The widespread governance failures within Sigma were particularly pronounced in its compliance function. No attempt was made to ensure that Sigma's compliance systems and controls corresponded to the new level of risk that the CFD Desk introduced to the business. This was compounded by the fact that nobody had or claimed direct responsibility for market surveillance and compliance monitoring of the CFD Desk. Whatever compliance function there was in place was not utilised to effectively monitor the activities of the CFD Desk, which is why so many transactions went unreported.

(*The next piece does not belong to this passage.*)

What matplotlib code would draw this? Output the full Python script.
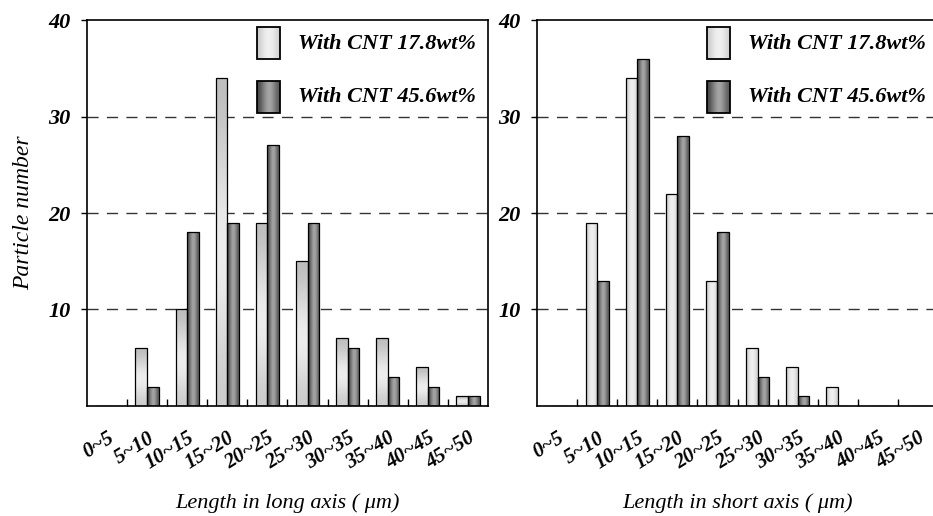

The FCA is always keen to send messages on market abuse. So much so that it took the unusual step in June this year of issuing an update on its work in the space. (see our comment piece The FCA's work on market abuse and manipulation - a timely update). Our advice echoes the words of the soon-to-depart head of Enforcement and Market Oversight for the FCA, Mark Steward, who stated in a press release on the Sigma matters: "Firms must accurately report their transactions and bring any suspicious activity to our attention. Sigma failed to do this, which left potential market abuse undetected. …These bans and the scale of the fines we have imposed demonstrate our determination to ensure firms – and those who lead them – meet the reporting standards we expect." Board members, and others, should take note.